→ **AIM OF THE TASK**: Give every line again exactly as it appears, please, but not the pictures.

→ **PROVIDED MATERIAL**:
━━━━━━━━━━━━━━━━

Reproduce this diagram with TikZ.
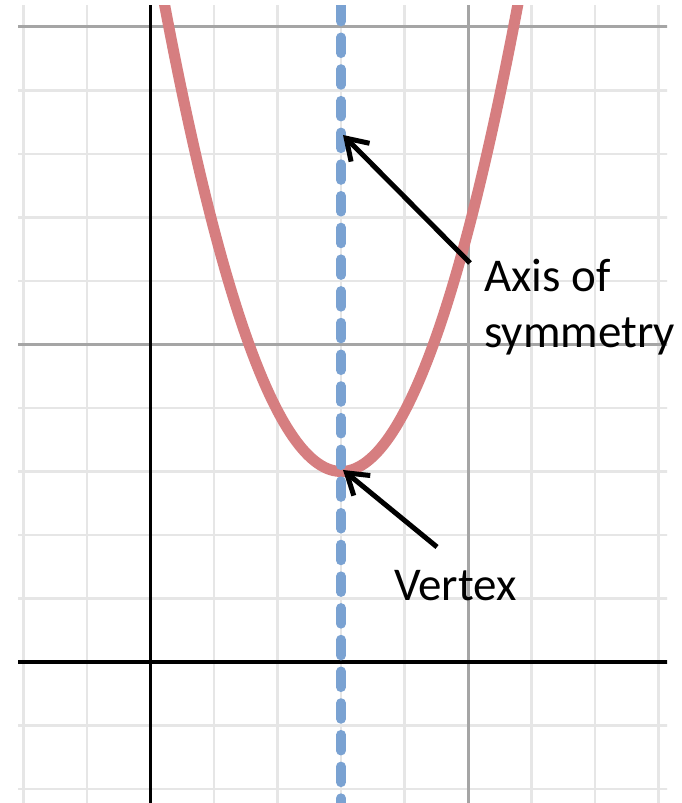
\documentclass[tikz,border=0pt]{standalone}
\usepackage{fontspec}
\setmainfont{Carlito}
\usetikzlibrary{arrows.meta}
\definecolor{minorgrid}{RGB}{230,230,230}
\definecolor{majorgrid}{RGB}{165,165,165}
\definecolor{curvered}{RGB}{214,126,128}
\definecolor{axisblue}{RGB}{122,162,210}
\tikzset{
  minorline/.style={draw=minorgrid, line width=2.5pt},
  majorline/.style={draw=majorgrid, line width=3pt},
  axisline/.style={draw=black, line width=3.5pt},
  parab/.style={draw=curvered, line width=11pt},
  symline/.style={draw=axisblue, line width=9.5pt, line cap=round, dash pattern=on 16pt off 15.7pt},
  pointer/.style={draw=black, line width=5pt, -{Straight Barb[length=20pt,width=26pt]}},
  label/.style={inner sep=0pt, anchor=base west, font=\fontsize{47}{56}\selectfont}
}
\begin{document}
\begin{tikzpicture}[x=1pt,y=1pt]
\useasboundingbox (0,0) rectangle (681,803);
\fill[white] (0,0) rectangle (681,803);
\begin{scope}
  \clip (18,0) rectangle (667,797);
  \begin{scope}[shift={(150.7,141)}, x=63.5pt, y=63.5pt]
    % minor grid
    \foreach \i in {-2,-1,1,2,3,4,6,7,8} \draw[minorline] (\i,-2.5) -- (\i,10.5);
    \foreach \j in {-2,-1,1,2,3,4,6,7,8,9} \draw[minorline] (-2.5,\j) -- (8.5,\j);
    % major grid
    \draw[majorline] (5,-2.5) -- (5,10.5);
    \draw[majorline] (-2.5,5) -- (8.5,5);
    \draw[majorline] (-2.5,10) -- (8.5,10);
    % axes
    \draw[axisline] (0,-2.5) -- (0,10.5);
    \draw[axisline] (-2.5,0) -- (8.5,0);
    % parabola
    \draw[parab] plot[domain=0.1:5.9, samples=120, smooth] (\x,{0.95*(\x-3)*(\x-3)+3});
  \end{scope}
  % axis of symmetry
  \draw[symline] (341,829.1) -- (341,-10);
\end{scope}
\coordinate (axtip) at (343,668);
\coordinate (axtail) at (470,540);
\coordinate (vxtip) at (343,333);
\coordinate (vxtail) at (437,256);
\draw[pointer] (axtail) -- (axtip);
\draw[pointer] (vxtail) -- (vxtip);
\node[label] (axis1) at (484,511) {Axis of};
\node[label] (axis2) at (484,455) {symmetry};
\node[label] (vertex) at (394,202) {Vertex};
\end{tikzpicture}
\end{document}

━━━━━━━━━━━━━━━━

→ **TASK SOLUTION**:
Reproduce this diagram with TikZ.
\documentclass[tikz,border=0pt]{standalone}
\usepackage{fontspec}
\setmainfont{Carlito}
\usetikzlibrary{arrows.meta}
\definecolor{minorgrid}{RGB}{230,230,230}
\definecolor{majorgrid}{RGB}{165,165,165}
\definecolor{curvered}{RGB}{214,126,128}
\definecolor{axisblue}{RGB}{122,162,210}
\tikzset{
  minorline/.style={draw=minorgrid, line width=2.5pt},
  majorline/.style={draw=majorgrid, line width=3pt},
  axisline/.style={draw=black, line width=3.5pt},
  parab/.style={draw=curvered, line width=11pt},
  symline/.style={draw=axisblue, line width=9.5pt, line cap=round, dash pattern=on 16pt off 15.7pt},
  pointer/.style={draw=black, line width=5pt, -{Straight Barb[length=20pt,width=26pt]}},
  label/.style={inner sep=0pt, anchor=base west, font=\fontsize{47}{56}\selectfont}
}
\begin{document}
\begin{tikzpicture}[x=1pt,y=1pt]
\useasboundingbox (0,0) rectangle (681,803);
\fill[white] (0,0) rectangle (681,803);
\begin{scope}
  \clip (18,0) rectangle (667,797);
  \begin{scope}[shift={(150.7,141)}, x=63.5pt, y=63.5pt]
    % minor grid
    \foreach \i in {-2,-1,1,2,3,4,6,7,8} \draw[minorline] (\i,-2.5) -- (\i,10.5);
    \foreach \j in {-2,-1,1,2,3,4,6,7,8,9} \draw[minorline] (-2.5,\j) -- (8.5,\j);
    % major grid
    \draw[majorline] (5,-2.5) -- (5,10.5);
    \draw[majorline] (-2.5,5) -- (8.5,5);
    \draw[majorline] (-2.5,10) -- (8.5,10);
    % axes
    \draw[axisline] (0,-2.5) -- (0,10.5);
    \draw[axisline] (-2.5,0) -- (8.5,0);
    % parabola
    \draw[parab] plot[domain=0.1:5.9, samples=120, smooth] (\x,{0.95*(\x-3)*(\x-3)+3});
  \end{scope}
  % axis of symmetry
  \draw[symline] (341,829.1) -- (341,-10);
\end{scope}
\coordinate (axtip) at (343,668);
\coordinate (axtail) at (470,540);
\coordinate (vxtip) at (343,333);
\coordinate (vxtail) at (437,256);
\draw[pointer] (axtail) -- (axtip);
\draw[pointer] (vxtail) -- (vxtip);
\node[label] (axis1) at (484,511) {Axis of};
\node[label] (axis2) at (484,455) {symmetry};
\node[label] (vertex) at (394,202) {Vertex};
\end{tikzpicture}
\end{document}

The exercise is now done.